Vindelälven is one of our four national rivers, which means that it is constitutionally protected from being expanded. Vindelälven is also a Natura 2000 area which is a network of protected areas throughout the European Union. The areas have been selected by the county administrative boards in each county. 90 of the habitats and just over 100 of the animal and plant species in the Habitats Directive can be found here. In addition, about 60 of the Birds Directive’s birds regularly breed in our country.
Vindelälven, like its tributary Laisälven, has always been vital to the area working as a migration route for animals, timber and people. In the river valleys, there are traces of hunters and gatherers from the time of the melting of the last ice sheet. Even today, the Vindelälven river functions as a migration route, and the mountain Sami villages’ long, uninterrupted migration of reindeer from the mountains to the coast along the river is unique – one of the longest movements of livestock known today. The Umesami word for migration route is Juhttátahkka, a good description of one of the Vindelälven’s many functions.
Sami and Swedish cultural heritage
The Vindel river valley has a unique and rich cultural heritage from the Sami and Swedish culture. The cultural diversity in the river valley is an asset and a challenge to manage. There is, for example, valuable knowledge in the form of language, crafts, culture and industry that risks being lost. The Vindelälven as a biosphere reserve could in this cultural context function as a model area for issues concerning identity, cultural heritage, sustainable land use and nature management.
Open, living landscape
The recurring floods of the Vindelälven provide new nutrients to its shores – one of the reasons why the land has been cultivated and live stock has been kept for centuries. The area where the Vindelälven river merges with the river Umeälven has been an agricultural area since the Middle Ages.
Although the conditions for earning a living on agriculture have become increasingly difficult, there is a living cultural heritage along the Vindelälven in the form of a well-maintained agricultural landscape and open pastures, which contribute to the biological diversity in the river valley.
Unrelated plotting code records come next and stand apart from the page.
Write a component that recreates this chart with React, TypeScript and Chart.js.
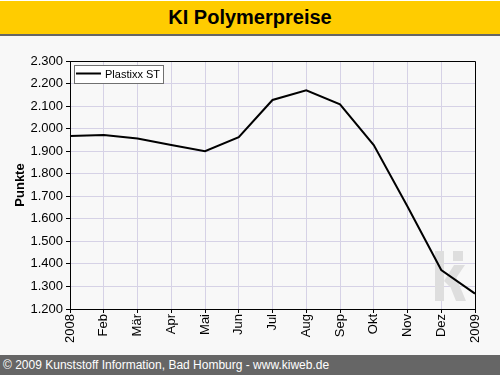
import React, { useEffect, useRef } from "react";
import { Chart, registerables } from "chart.js";

Chart.register(...registerables);

const categories = ["2008", "Feb", "Mär", "Apr", "Mai", "Jun", "Jul", "Aug", "Sep", "Okt", "Nov", "Dez", "2009"];
const plastixxST = [1967, 1972, 1956, 1927, 1900, 1962, 2127, 2170, 2108, 1927, 1655, 1373, 1268];
const seriesLabel = "Plastixx ST";
const yMin = 1200;
const yMax = 2300;
const yStep = 100;
const titleText = "KI Polymerpreise";
const yAxisTitle = "Punkte";
const footerText = "© 2009 Kunststoff Information, Bad Homburg - www.kiweb.de";

const FONT = "'Liberation Sans', Arial, sans-serif";

function formatDe(v: number): string {
  const s = Math.round(v).toString();
  if (s.length <= 3) return s;
  return s.slice(0, s.length - 3) + "." + s.slice(s.length - 3);
}

const decorPlugin = {
  id: "decor",
  beforeDatasetsDraw(chart: any) {
    const { ctx, chartArea } = chart;
    // watermark "ki"
    ctx.save();
    ctx.fillStyle = "#DEDEDE";
    const x0 = chartArea.right - 40;
    const yb = chartArea.bottom - 8;
    const h = 50;
    ctx.fillRect(x0, yb - h, 9, h);
    ctx.fillRect(x0 + 18, yb - h, 10, 10);
    ctx.beginPath();
    ctx.moveTo(x0 + 9, yb - 20);
    ctx.lineTo(x0 + 19, yb - 36);
    ctx.lineTo(x0 + 30, yb - 36);
    ctx.lineTo(x0 + 15, yb - 14);
    ctx.closePath();
    ctx.fill();
    ctx.beginPath();
    ctx.moveTo(x0 + 13, yb - 20);
    ctx.lineTo(x0 + 21, yb - 24);
    ctx.lineTo(x0 + 31, yb);
    ctx.lineTo(x0 + 21, yb);
    ctx.closePath();
    ctx.fill();
    ctx.restore();
  },
  afterDraw(chart: any) {
    const { ctx, chartArea } = chart;
    ctx.save();
    ctx.strokeStyle = "#000";
    ctx.lineWidth = 1;
    ctx.beginPath();
    ctx.moveTo(chartArea.left, chartArea.top + 0.5);
    ctx.lineTo(chartArea.right + 0.5, chartArea.top + 0.5);
    ctx.lineTo(chartArea.right + 0.5, chartArea.bottom);
    ctx.stroke();
    // legend box
    const lx = chartArea.left + 4;
    const ly = chartArea.top + 4;
    ctx.font = `11px ${FONT}`;
    const tw = ctx.measureText(seriesLabel).width;
    const bw = Math.round(31 + tw + 3);
    const bh = 18;
    ctx.fillStyle = "#FFFFFF";
    ctx.fillRect(lx, ly, bw, bh);
    ctx.strokeStyle = "#707070";
    ctx.strokeRect(lx + 0.5, ly + 0.5, bw, bh);
    ctx.strokeStyle = "#000";
    ctx.lineWidth = 2;
    ctx.beginPath();
    ctx.moveTo(lx + 2, ly + 8.5);
    ctx.lineTo(lx + 27, ly + 8.5);
    ctx.stroke();
    ctx.fillStyle = "#000";
    ctx.textBaseline = "middle";
    ctx.textAlign = "left";
    ctx.fillText(seriesLabel, lx + 31, ly + 9.5);
    ctx.restore();
  },
};

export default function App() {
  const canvasRef = useRef<HTMLCanvasElement | null>(null);

  useEffect(() => {
    document.body.style.margin = "0";
    const canvas = canvasRef.current;
    if (!canvas) return;
    const chart = new Chart(canvas, {
      type: "line",
      data: {
        labels: categories,
        datasets: [
          {
            label: seriesLabel,
            data: plastixxST,
            borderColor: "#000000",
            borderWidth: 2,
            pointRadius: 0,
            tension: 0,
            fill: false,
          },
        ],
      },
      options: {
        responsive: false,
        animation: false,
        devicePixelRatio: 1,
        layout: { padding: { top: 25, right: 25, left: 0, bottom: 0 } },
        plugins: {
          legend: { display: false },
          tooltip: { enabled: false },
          title: { display: false },
        },
        scales: {
          x: {
            type: "category",
            offset: false,
            afterFit(scale: any) {
              scale.height = 46;
            },
            grid: {
              color: "#D6D2E6",
              tickColor: "#000",
              tickLength: 4,
              drawTicks: true,
            },
            border: { color: "#000", width: 1 },
            ticks: {
              color: "#000",
              font: { family: FONT, size: 13 },
              minRotation: 90,
              maxRotation: 90,
              autoSkip: false,
              padding: 1,
            },
          },
          y: {
            min: yMin,
            max: yMax,
            afterFit(scale: any) {
              scale.width = 70;
            },
            grid: {
              color: "#D6D2E6",
              tickColor: "#000",
              tickLength: 4,
              drawTicks: true,
            },
            border: { color: "#000", width: 1 },
            ticks: {
              stepSize: yStep,
              color: "#000",
              font: { family: FONT, size: 13 },
              padding: 3,
              callback: (v: any) => formatDe(Number(v)),
            },
            title: {
              display: true,
              text: yAxisTitle,
              color: "#000",
              font: { family: FONT, size: 13, weight: "bold" },
              padding: { top: 13, bottom: 0 },
            },
          },
        },
      },
      plugins: [decorPlugin],
    } as any);
    return () => chart.destroy();
  }, []);

  return (
    <div style={{ position: "relative", width: 500, height: 375, background: "#F8F8F8", overflow: "hidden" }}>
      <div
        style={{
          position: "absolute",
          left: 0,
          top: 0,
          width: 500,
          height: 36,
          background: "#FFCC00",
          borderBottom: "2px solid #666666",
          borderTop: "1px solid #FFFFFF",
          boxSizing: "border-box",
          display: "flex",
          alignItems: "center",
          justifyContent: "center",
          font: `bold 20px ${FONT}`,
          color: "#000",
        }}
      >
        {titleText}
      </div>
      <canvas
        ref={canvasRef}
        width={500}
        height={319}
        style={{ position: "absolute", left: 0, top: 36, width: 500, height: 319 }}
      />
      <div
        style={{
          position: "absolute",
          left: 0,
          top: 355,
          width: 500,
          height: 20,
          background: "#666666",
          color: "#FFFFFF",
          font: `12px ${FONT}`,
          lineHeight: "20px",
          paddingLeft: 3,
          boxSizing: "border-box",
          whiteSpace: "nowrap",
        }}
      >
        {footerText}
      </div>
    </div>
  );
}
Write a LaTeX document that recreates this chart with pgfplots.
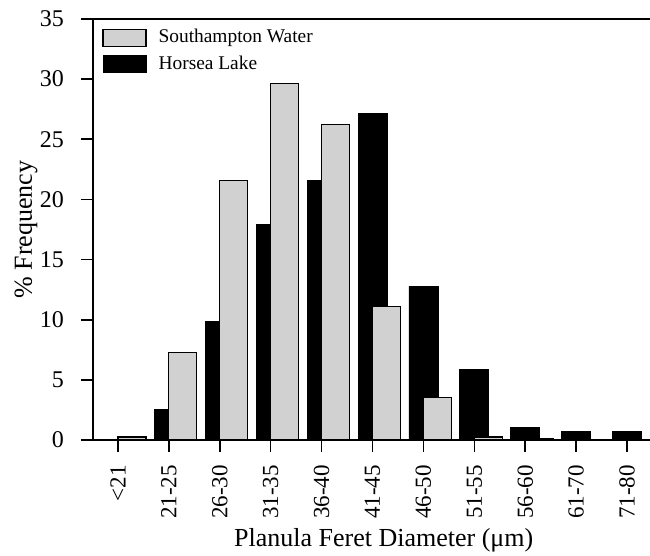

Industries and entrepreneurship
There is a passion for entrepreneurship in the area. Here are people with high ambitions, strong drive and great competence. Companies, large and small, are driving development forward. Here are world-leading technology companies that are part of the nationally known Skogstekniska cluster, which has its center in Vindeln. There are also a number of entrepreneurs from industries such as IT, the hospitality industry, service companies and shops. There are also such industries that are traditionally associated with the area, such as forestry and wood processing, agriculture, reindeer husbandry and more.
The biosphere reserve
The biosphere reserve is approximately 1.3 million hectares in size and extends from mountains to coast. The area comprises the catchment areas of the Vindelälven, Laisälven and lower Umeälven rivers and constitutes both a cohesive ecological and social unit. The landscape contains a diversity of natural and cultural environments that are currently not represented in the biosphere network, neither in Sweden nor internationally.
Vindelälven is protected in its entirety and is covered by various national interests and nature conservation. The area’s biological values and cultural heritage and the opportunities provided for outdoor life. The biosphere reserve will function as a model area for sustainable development, where the work is based on local development work at the same time as the area’s preserved/protected areas are highlighted and experiences and acquired knowledge are spread to other areas around the world. Climate research is given special conditions due to the size and character of the area.